-- begin ENTRIES --

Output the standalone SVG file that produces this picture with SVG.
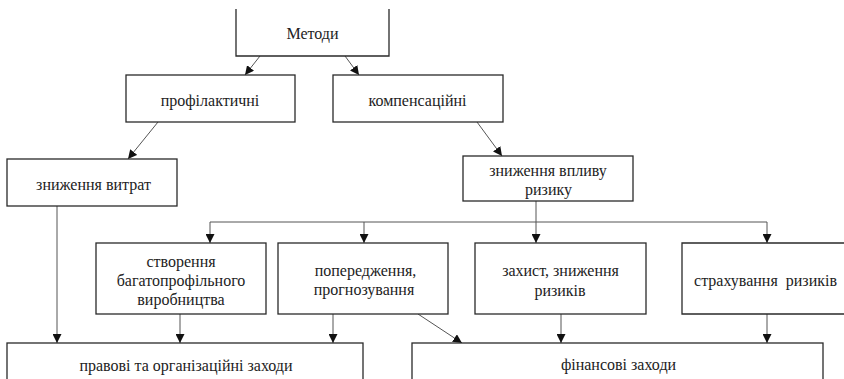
<svg xmlns="http://www.w3.org/2000/svg" width="844" height="379" viewBox="0 0 844 379">
<style>
.box{fill:#fff;stroke:#2a2a2a;stroke-width:1.3}
.t{font-family:'Liberation Serif','Times New Roman','DejaVu Serif',serif;font-size:16px;fill:#222;text-anchor:middle}
.c{fill:none;stroke:#555;stroke-width:1}
</style>
<defs>
<marker id="ah" viewBox="0 0 10 10" refX="10" refY="5" markerWidth="9" markerHeight="9" markerUnits="userSpaceOnUse" orient="auto">
<path d="M0,0 L10,5 L0,10 z" fill="#111"/>
</marker>
</defs>
<rect width="844" height="379" fill="#fff"/>
<g id="connectors">
<path class="c" d="M260,56 L245,75" marker-end="url(#ah)"/>
<path class="c" d="M345,56 L359,75" marker-end="url(#ah)"/>
<path class="c" d="M158,122 L128,159" marker-end="url(#ah)"/>
<path class="c" d="M477,122 L502,156" marker-end="url(#ah)"/>
<path class="c" d="M536,201 V243" marker-end="url(#ah)"/>
<path class="c" d="M210,222 H767 V243" marker-end="url(#ah)"/>
<path class="c" d="M210,222 V243" marker-end="url(#ah)"/>
<path class="c" d="M364,222 V243" marker-end="url(#ah)"/>
<path class="c" d="M57,206 V343" marker-end="url(#ah)"/>
<path class="c" d="M180,314 V343" marker-end="url(#ah)"/>
<path class="c" d="M333,314 V343" marker-end="url(#ah)"/>
<path class="c" d="M418,314 L462,343" marker-end="url(#ah)"/>
<path class="c" d="M561,314 V343" marker-end="url(#ah)"/>
<path class="c" d="M767,314 V343" marker-end="url(#ah)"/>
</g>
<g id="n-metody">
<path class="box" d="M236,9 V56 H389 V9"/>
<text class="t" x="312.5" y="39">Методи</text>
</g>
<g id="n-profilaktychni">
<rect class="box" x="126" y="75" width="169" height="47"/>
<text class="t" x="210" y="106">профілактичні</text>
</g>
<g id="n-kompensatsiini">
<rect class="box" x="333" y="75" width="170" height="47"/>
<text class="t" x="417.5" y="106">компенсаційні</text>
</g>
<g id="n-znyzhennia-vytrat">
<rect class="box" x="7" y="159" width="170" height="47"/>
<text class="t" x="93.5" y="190">зниження витрат</text>
</g>
<g id="n-znyzhennia-vplyvu">
<rect class="box" x="463" y="156" width="170" height="45"/>
<text class="t" x="548" y="176">зниження впливу</text>
<text class="t" x="548.5" y="195">ризику</text>
</g>
<g id="n-stvorennia">
<rect class="box" x="96" y="243" width="170" height="71"/>
<text class="t" x="181" y="267">створення</text>
<text class="t" x="181" y="286">багатопрофільного</text>
<text class="t" x="181" y="305">виробництва</text>
</g>
<g id="n-poperedzhennia">
<rect class="box" x="278" y="243" width="170" height="71"/>
<text class="t" x="365.5" y="276">попередження,</text>
<text class="t" x="364" y="295">прогнозування</text>
</g>
<g id="n-zakhyst">
<rect class="box" x="475" y="243" width="171" height="71"/>
<text class="t" x="560.5" y="276">захист, зниження</text>
<text class="t" x="560" y="296">ризиків</text>
</g>
<g id="n-strakhuvannia">
<path class="box" d="M845,243 H682 V314 H845"/>
<text class="t" x="765.5" y="286" xml:space="preserve">страхування  ризиків</text>
</g>
<g id="n-pravovi">
<rect class="box" x="7" y="343" width="356" height="45"/>
<text class="t" x="186" y="371">правові та організаційні заходи</text>
</g>
<g id="n-finansovi">
<rect class="box" x="412" y="343" width="411" height="45"/>
<text class="t" x="618.5" y="370">фінансові заходи</text>
</g>
</svg>
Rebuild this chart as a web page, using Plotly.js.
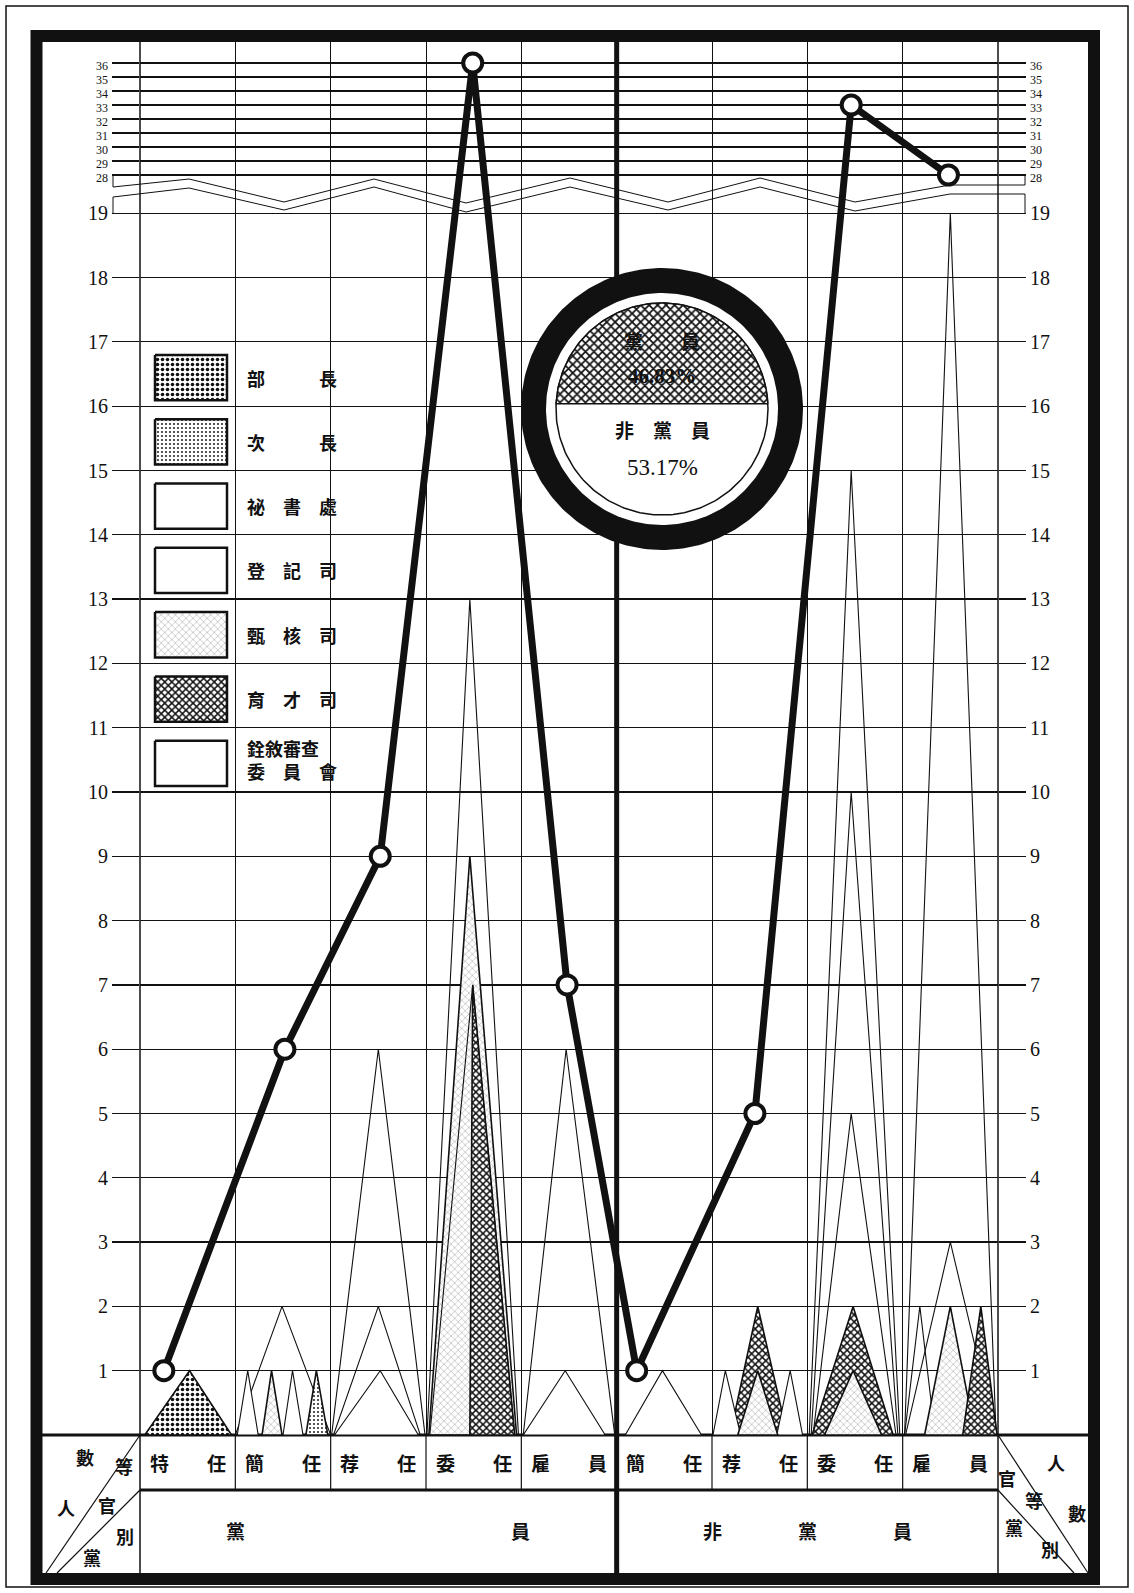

-- end ENTRIES --

## SHORT PROBLEM:
Return each line with "this".

## TASK RESULT:
Output the standalone SVG file that produces this picture with SVG.
Rebuild this chart as a web page, using Plotly.js.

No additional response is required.